The Reserve Bank of India (RBI) opted for continuity in its monetary policy, retaining the repo rate at 5.25% in the initial review for FY 2026-27. This unanimous decision by the six-member MPC came after intensive discussions, aligning perfectly with market expectations amid a backdrop of international volatility.
Governor Sanjay Malhotra detailed the unchanged policy rates: MSF at 5.50% and SDF at 5.00%. He painted a picture of a global economy grappling with unprecedented hurdles, from supply chain snarls to surging energy prices, which threaten to reignite inflationary pressures.

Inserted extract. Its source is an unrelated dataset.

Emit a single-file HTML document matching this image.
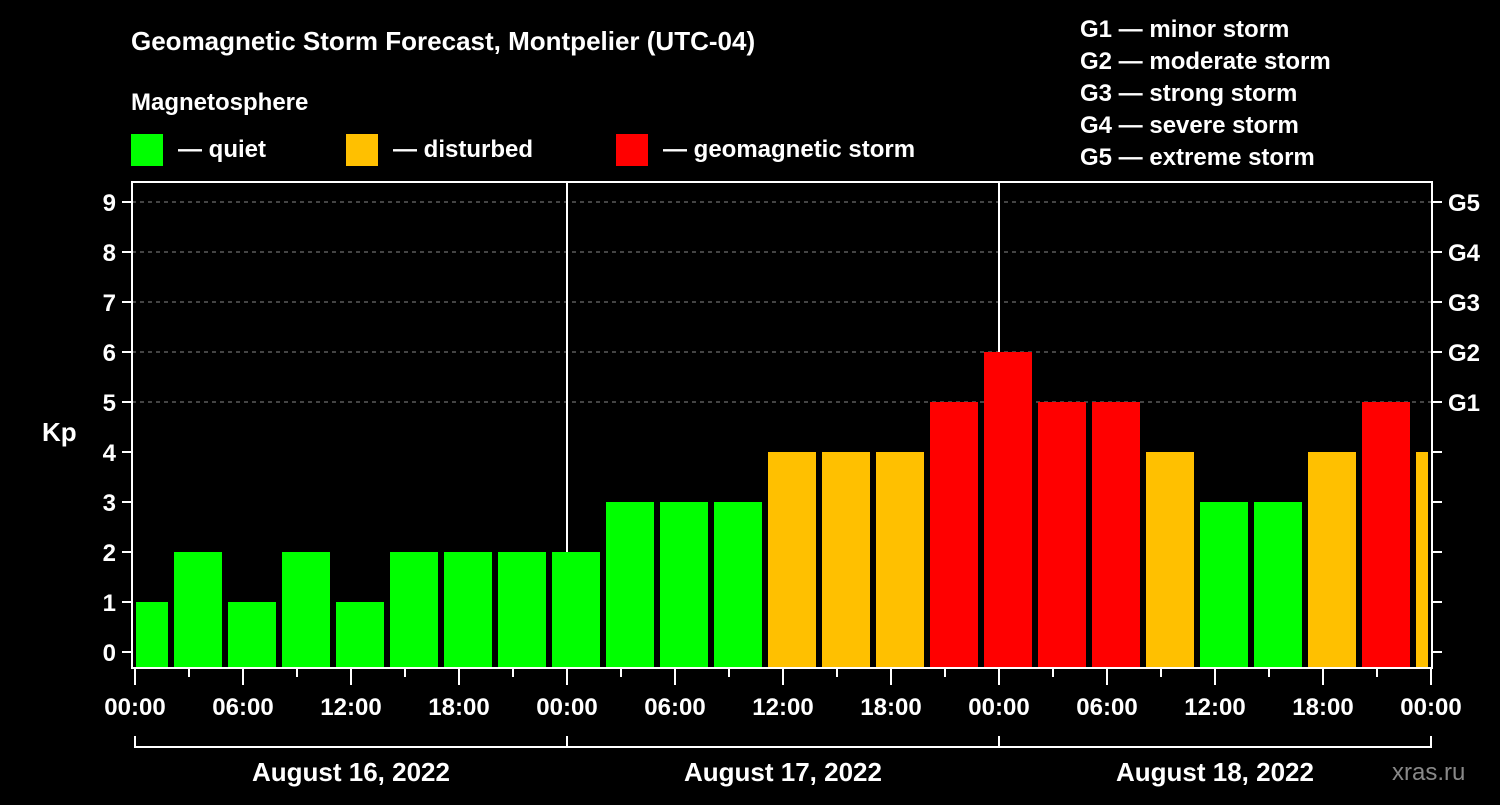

Despite labeling 2025 as challenging, Malhotra pointed to declining inflation trends post-October and the banking sector’s enhanced performance as bright spots. The timing of the announcement, just hours after a U.S.-Iran ceasefire brokered by President Trump, infused positivity into markets, boosting Indian equities.
RBI forecasts 6.9% real GDP growth for the year but warns of headwinds from West Asian conflicts and elevated oil prices. These factors could strain India’s external balances and growth momentum. Weather uncertainties might spike food inflation, complicating the outlook.
Inflation remains manageable, but the MPC flagged potential surges from imported costs and domestic supply issues. Choosing neutrality, the RBI is closely monitoring developments rather than rushing into rate adjustments. This balanced strategy seeks to safeguard growth while anchoring price stability.
India’s macroeconomic framework is stronger than ever, providing a solid base to weather storms. The decision reassures investors of the RBI’s vigilant oversight, fostering confidence in sustained economic progress despite global headwinds.